(CBSDFW/AP) – U.S. Customs and Border Protection says officers have detained a shipment of beauty supplies including weaves suspected to be made with human hair that originated in China. The agency tells The Associated Press it seized the shipment Wednesday in New York because the weaves appear to be a product of forced child labor and imprisonment.
Twice this year U.S. Customs has banned imports of hair weaves believed to be made by people locked inside Chinese detention camps. The detainees are being locked up as part of a massive crackdown that has held an estimated 1 million or more ethnic minorities, mostly Muslims.
Chinese authorities deny carrying out mass detentions.

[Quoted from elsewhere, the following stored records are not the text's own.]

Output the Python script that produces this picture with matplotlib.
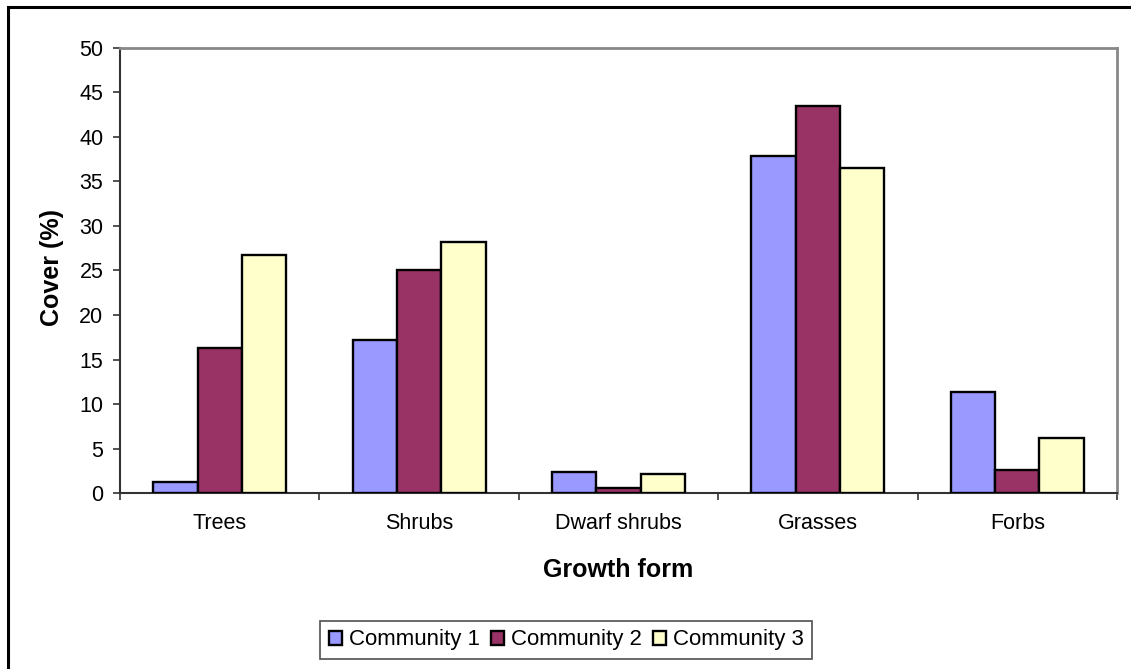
import matplotlib.pyplot as plt
import numpy as np
from matplotlib.patches import Rectangle

plt.rcParams['font.family'] = ['Liberation Sans', 'DejaVu Sans']

# cover (%) of each growth form in the three communities
forms = ['Trees', 'Shrubs', 'Dwarf shrubs', 'Grasses', 'Forbs']
community1 = [1.3, 17.2, 2.4, 37.9, 11.4]
community2 = [16.3, 25.1, 0.6, 43.5, 2.6]
community3 = [26.7, 28.2, 2.2, 36.5, 6.2]
series_names = ['Community 1', 'Community 2', 'Community 3']
colors = ['#9999FF', '#993366', '#FFFFCC']

W, H = 1131, 669
fig = plt.figure(figsize=(W / 100, H / 100), dpi=100)
ax = fig.add_axes([120 / W, 1 - 493.3 / H, 997 / W, 445.6 / H])

# outer chart border (only top and left edges fall inside the image)
fig.patches.append(Rectangle((8 / W, -0.1), 1.2, 1.1 - 7.5 / H, transform=fig.transFigure,
                             fill=False, edgecolor='black', linewidth=2.2))

x = np.arange(len(forms))
bw = 1 / 4.5
for i, (vals, name, c) in enumerate(zip([community1, community2, community3], series_names, colors)):
    ax.bar(x + (i - 1) * bw, vals, width=bw, color=c, edgecolor='black',
           linewidth=1.7, label=name, zorder=3)

ax.set_xlim(-0.5, len(forms) - 0.5)
ax.set_ylim(0, 50)
ax.set_yticks(np.arange(0, 51, 5))
ax.tick_params(axis='y', labelsize=15.5, length=5, width=1.2, color='#333333', pad=7)

# category boundaries get the tick marks, labels sit at the centres
ax.set_xticks(np.arange(-0.5, len(forms), 1.0))
ax.set_xticklabels([])
ax.set_xticks(x, minor=True)
ax.set_xticklabels(forms, minor=True, fontsize=15.5)
ax.tick_params(axis='x', which='major', length=5, width=1.2, color='#333333')
ax.tick_params(axis='x', which='minor', length=0, pad=14)

for s in ['left', 'bottom']:
    ax.spines[s].set_color('#333333')
    ax.spines[s].set_linewidth(1.5)
for s in ['top', 'right']:
    ax.spines[s].set_color('#888888')
    ax.spines[s].set_linewidth(2)

fig.text(52 / W, 1 - 268 / H, 'Cover (%)', rotation=90, ha='center', va='center',
         fontsize=18, fontweight='bold')
fig.text(618 / W, 1 - 570 / H, 'Growth form', ha='center', va='center',
         fontsize=18, fontweight='bold')

leg = fig.legend(loc='center', bbox_to_anchor=(566 / W, 1 - 640 / H), ncol=3,
                 fontsize=16, frameon=True, fancybox=False, handlelength=0.6,
                 handleheight=0.6, handletextpad=0.3, columnspacing=0.5,
                 borderpad=0.4, borderaxespad=0)
leg.get_frame().set_edgecolor('#222222')
leg.get_frame().set_linewidth(1.2)

fig.savefig('out.png', dpi=100)
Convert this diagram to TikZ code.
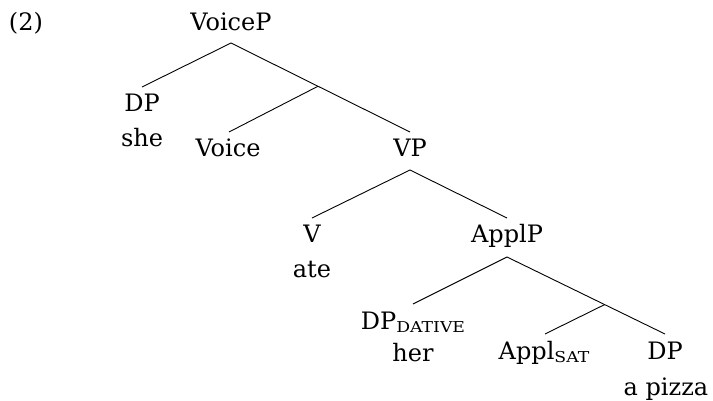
\documentclass[tikz,border=0pt]{standalone}
\usepackage{fontspec}
\setmainfont{DejaVu Serif}
\usetikzlibrary{calc}
\newcommand{\mysc}[1]{\raisebox{-3pt}{\scalebox{1.15}[1]{\fontsize{15}{15}\selectfont #1}}}
\begin{document}
\begin{tikzpicture}[x=1pt,y=-1pt,
  lbl/.style={anchor=base,inner sep=0pt,outer sep=0pt,font=\fontsize{24}{35}\selectfont},
  branch/.style={line width=0.9pt}]
\useasboundingbox (0,0) rectangle (713,401);
\node[lbl,anchor=base west] (num) at (9,31) {(2)};
\node[lbl] (VoiceP) at (231,31) {VoiceP};
\node[lbl] (DPa) at (142,112) {DP};
\node[lbl] (she) at (142,147) {she};
\node[lbl] (Voice) at (228,157) {Voice};
\node[lbl] (VP) at (410,157) {VP};
\node[lbl] (V) at (312,243) {V};
\node[lbl] (ate) at (312,277) {ate};
\node[lbl] (ApplP) at (507,243) {ApplP};
\node[lbl] (DPdat) at (413,329) {DP\mysc{DATIVE}};
\node[lbl] (her) at (413,361) {her};
\node[lbl] (Applsat) at (544,359) {Appl\mysc{SAT}};
\node[lbl] (DPb) at (665,359) {DP};
\node[lbl] (pizza) at (666,395) {a pizza};
% attachment points
\coordinate (VoicePb) at ([yshift=-12pt]VoiceP.base);
\coordinate (VPt) at ([yshift=25pt]VP.base);
\coordinate (VPb) at ([yshift=-13pt]VP.base);
\coordinate (ApplPb) at ([yshift=-14pt]ApplP.base);
\coordinate (DPbt) at ([yshift=25pt]DPb.base);
\coordinate (b1) at ($(VoicePb)!0.486!(VPt)$);
\coordinate (b2) at ($(ApplPb)!0.618!(DPbt)$);
\draw[branch] (VoicePb) -- ([yshift=25pt]DPa.base);
\draw[branch] (VoicePb) -- (VPt);
\draw[branch] (b1) -- ([shift={(1pt,25pt)}]Voice.base);
\draw[branch] (VPb) -- ([yshift=25pt]V.base);
\draw[branch] (VPb) -- ([yshift=25pt]ApplP.base);
\draw[branch] (ApplPb) -- ([yshift=25pt]DPdat.base);
\draw[branch] (ApplPb) -- (DPbt);
\draw[branch] (b2) -- ([shift={(1pt,25pt)}]Applsat.base);
\end{tikzpicture}
\end{document}
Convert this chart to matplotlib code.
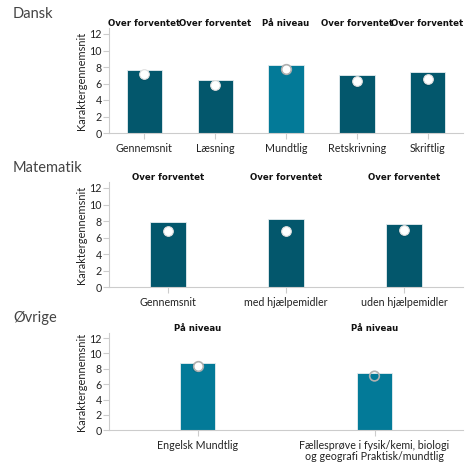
import matplotlib
matplotlib.use("Agg")
import matplotlib.pyplot as plt
from matplotlib.transforms import blended_transform_factory

plt.rcParams['font.family'] = ['Lato', 'DejaVu Sans']

dansk_cats = ["Gennemsnit", "Læsning", "Mundtlig", "Retskrivning", "Skriftlig"]
dansk_bars = [7.6, 6.4, 8.2, 7.0, 7.45]
dansk_dots = [7.15, 5.85, 7.8, 6.3, 6.5]
dansk_status = ["Over forventet", "Over forventet", "På niveau", "Over forventet", "Over forventet"]

mat_cats = ["Gennemsnit", "med hjælpemidler", "uden hjælpemidler"]
mat_bars = [7.9, 8.2, 7.7]
mat_dots = [6.85, 6.85, 6.9]
mat_status = ["Over forventet", "Over forventet", "Over forventet"]

ovr_cats = ["Engelsk Mundtlig", "Fællesprøve i fysik/kemi, biologi\nog geografi Praktisk/mundtlig"]
ovr_bars = [8.7, 7.4]
ovr_dots = [8.35, 7.05]
ovr_status = ["På niveau", "På niveau"]

yticks = [0, 2, 4, 6, 8, 10, 12]
titles = ["Dansk", "Matematik", "Øvrige"]
ylabel = "Karaktergennemsnit"

DARK = "#03576c"
LIGHT = "#037a98"
W, H = 465, 462

fig = plt.figure(figsize=(W / 100, H / 100), dpi=100)

panels = [
    (dansk_cats, dansk_bars, dansk_dots, dansk_status, 133.0, 8.25, 0.5, 14),
    (mat_cats, mat_bars, mat_dots, mat_status, 287.3, 8.28, 0.3, 168),
    (ovr_cats, ovr_bars, ovr_dots, ovr_status, 430.3, 7.69, 0.2, 318),
]
YTOP = 12.7
x0, x1 = 109, 463

for i, (cats, bars, dots, status, zero_px, ppu, bw, ty) in enumerate(panels):
    top_px = zero_px - YTOP * ppu
    ax = fig.add_axes([x0 / W, 1 - zero_px / H, (x1 - x0) / W, (zero_px - top_px) / H])
    n = len(cats)
    xs = list(range(n))
    colors = [LIGHT if s == "På niveau" else DARK for s in status]
    ax.bar(xs, bars, width=bw, color=colors, edgecolor="#e6eef0", linewidth=0.6, zorder=2)
    for j in xs:
        hollow = (i == 2 and j == 1)
        niv = status[j] == "På niveau"
        if not hollow:
            ax.scatter([j], [dots[j] - 0.12], s=62, facecolor="#000000", alpha=0.12,
                       edgecolor="none", zorder=3)
        ax.scatter([j], [dots[j]], s=48, facecolor="none" if hollow else "white",
                   edgecolor="#b0b0b0" if niv else "#e0e0e0",
                   linewidth=1.2 if niv else 0.8, zorder=4)
    ax.set_xlim(-0.5, n - 0.5)
    ax.set_ylim(0, YTOP)
    ax.set_yticks(yticks)
    ax.set_xticks(xs)
    ax.set_xticklabels(cats, fontsize=7.7, color="#222222", linespacing=1.0)
    ax.tick_params(axis='y', labelsize=7.7, labelcolor="#222222", length=4, color="#cccccc", pad=1)
    ax.tick_params(axis='x', length=4, color="#cccccc", pad=3)
    for s in ["top", "right"]:
        ax.spines[s].set_visible(False)
    ax.spines["left"].set_color("#cccccc")
    ax.spines["bottom"].set_color("#cccccc")
    ax.spines["left"].set_linewidth(0.8)
    ax.spines["bottom"].set_linewidth(0.8)
    ax.set_ylabel(ylabel, fontsize=7.9, color="#222222", labelpad=2)
    trans = blended_transform_factory(ax.transData, ax.transAxes)
    for j, s in enumerate(status):
        ax.text(j, 1.0, s, transform=trans, ha="center", va="bottom",
                fontsize=6.2, fontweight="bold", color="#111111", family=["DejaVu Sans"])
    fig.text(13 / W, 1 - ty / H, titles[i], fontsize=10.5, color="#444444", va="center", ha="left")

fig.savefig("out.png", dpi=100)
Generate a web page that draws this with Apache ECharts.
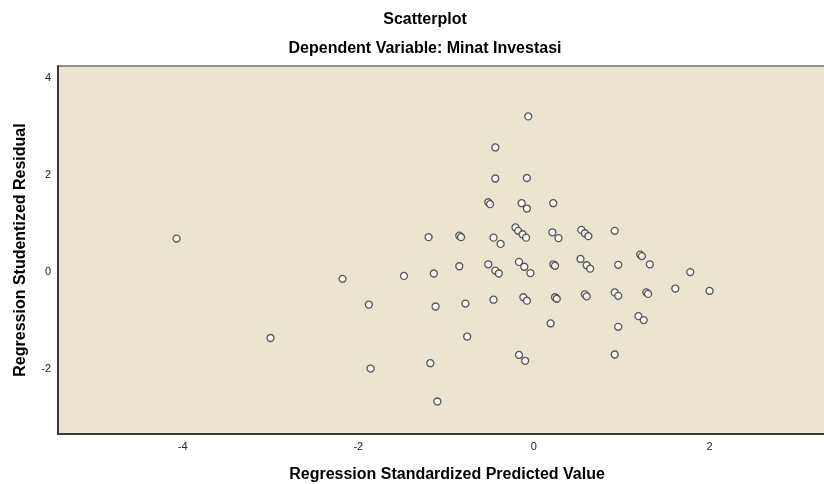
<!DOCTYPE html>
<html>
<head>
<meta charset="utf-8">
<script src="https://cdn.jsdelivr.net/npm/echarts@6/dist/echarts.min.js"></script>
<style>
  html, body { margin: 0; padding: 0; background: #fff; }
  #chart { width: 824px; height: 484px; }
</style>
</head>
<body>
<div id="chart"></div>
<script>
// standardized predicted value (x) / studentized residual (y)
var predicted = [
  -4.07, -3.00, -2.18, -1.88, -1.86, -1.48, -1.20, -1.18, -1.14, -1.12, -1.10,
  -0.85, -0.83, -0.85, -0.78, -0.76,
  -0.065, -0.44, -0.44, -0.08, -0.52, -0.50, -0.14, -0.08, 0.22,
  -0.46, -0.38, -0.21, -0.18, -0.13, -0.09, 0.21, 0.28, 0.54, 0.58, 0.62, 0.92,
  -0.52, -0.44, -0.40, -0.17, -0.11, -0.04, 0.22, 0.24, 0.53, 0.60, 0.64, 0.96,
  -0.46, -0.12, -0.08, 0.24, 0.26, 0.58, 0.60, 0.92, 0.96, 1.28, 1.30, 1.61, 2.00,
  1.78, 1.21, 1.23, 1.32,
  0.19, 0.96, 1.19, 1.25,
  -0.17, -0.10, 0.92
];
var residual = [
  0.69, -1.36, -0.14, -0.67, -1.99, -0.08, 0.72, -1.88, -0.03, -0.71, -2.67,
  0.75, 0.72, 0.12, -0.65, -1.33,
  3.21, 2.57, 1.93, 1.94, 1.44, 1.40, 1.42, 1.31, 1.42,
  0.71, 0.58, 0.92, 0.85, 0.78, 0.71, 0.82, 0.70, 0.87, 0.80, 0.74, 0.85,
  0.16, 0.03, -0.03, 0.21, 0.11, -0.02, 0.16, 0.13, 0.27, 0.14, 0.07, 0.15,
  -0.57, -0.52, -0.59, -0.52, -0.55, -0.46, -0.50, -0.42, -0.49, -0.42, -0.45, -0.34, -0.39,
  0.00, 0.36, 0.33, 0.16,
  -1.06, -1.13, -0.91, -0.99,
  -1.71, -1.83, -1.70
];
var xTicks = [-4, -2, 0, 2];
var yTicks = [-2, 0, 2, 4];

var points = [];
for (var i = 0; i < predicted.length; i++) {
    points.push([predicted[i], residual[i]]);
}

var myChart = echarts.init(document.getElementById('chart'));
var option = {
    backgroundColor: '#fff',
    title: [
        {
            text: 'Scatterplot',
            left: 420, top: 7, textAlign: 'center',
            textStyle: { fontFamily: 'Liberation Sans', fontSize: 16, fontWeight: 'bold', color: '#000' }
        },
        {
            text: 'Dependent Variable: Minat Investasi',
            left: 420, top: 36, textAlign: 'center',
            textStyle: { fontFamily: 'Liberation Sans', fontSize: 16, fontWeight: 'bold', color: '#000' }
        }
    ],
    grid: {
        left: 58, right: -12, top: 66, bottom: 50,
        outerBoundsMode: 'none',
        containLabel: false,
        show: true,
        backgroundColor: '#EAE4D0',
        borderColor: '#707070',
        borderWidth: 1.5
    },
    xAxis: {
        type: 'value',
        min: -5.42, max: 3.44,
        name: 'Regression Standardized Predicted Value',
        nameLocation: 'middle',
        nameGap: 33,
        nameTextStyle: { fontFamily: 'Liberation Sans', fontSize: 16, fontWeight: 'bold', color: '#000' },
        axisLine: { show: true, onZero: false, lineStyle: { color: '#3a3a3a', width: 2 } },
        axisTick: { show: false },
        splitLine: { show: false },
        axisLabel: {
            customValues: xTicks,
            margin: 7,
            fontFamily: 'Liberation Sans', fontSize: 11, color: '#222'
        }
    },
    yAxis: {
        type: 'value',
        min: -3.34, max: 4.25,
        name: 'Regression Studentized Residual',
        nameLocation: 'middle',
        nameGap: 29,
        nameTextStyle: { fontFamily: 'Liberation Sans', fontSize: 16, fontWeight: 'bold', color: '#000' },
        axisLine: { show: true, onZero: false, lineStyle: { color: '#3a3a3a', width: 2 } },
        axisTick: { show: false },
        splitLine: { show: false },
        axisLabel: {
            customValues: yTicks,
            margin: 7,
            fontFamily: 'Liberation Sans', fontSize: 11, color: '#222'
        }
    },
    series: [
        {
            type: 'scatter',
            data: points,
            symbol: 'circle',
            symbolSize: 7,
            itemStyle: { color: '#fff', borderColor: '#333', borderWidth: 1.3 },
            silent: true
        }
    ]
};
myChart.setOption(option);
</script>
</body>
</html>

Wednesday’s shipment was made by Lop County Meixin Hair Product Co. Ltd.
In May, a similar detention was placed on Hetian Haolin Hair Accessories Co. Ltd., although those weaves were synthetic, not human, the agency said.
Hetian Haolin operates in the Xinjiang region of China but its products were imported by Os Hair in Duluth, Georgia, and I & I Hair, headquartered in Dallas. I & I’s weaves are sold under the Innocence brand to salons and individuals around the U.S.
“CBP is responsible for targeting and eliminating unsafe and illicit goods from the U.S. supply chain,” said Brenda Smith, Executive Assistant Commissioner of CBP’s Office of Trade. “It is critical that members of the trade community closely inspect their supply chains to ensure that American businesses and consumers can trust that the products they purchase are safely and ethically sourced, without the use of forced labor of any kind.”
Federal statute 19 U.S.C. 1307 prohibits the importation of merchandise mined, manufactured, or produced, wholly or in part, by forced labor, including convict labor, forced child labor, and indentured labor. Importers of detained shipments are able to export their shipments or demonstrate that the merchandise was not produced with forced labor.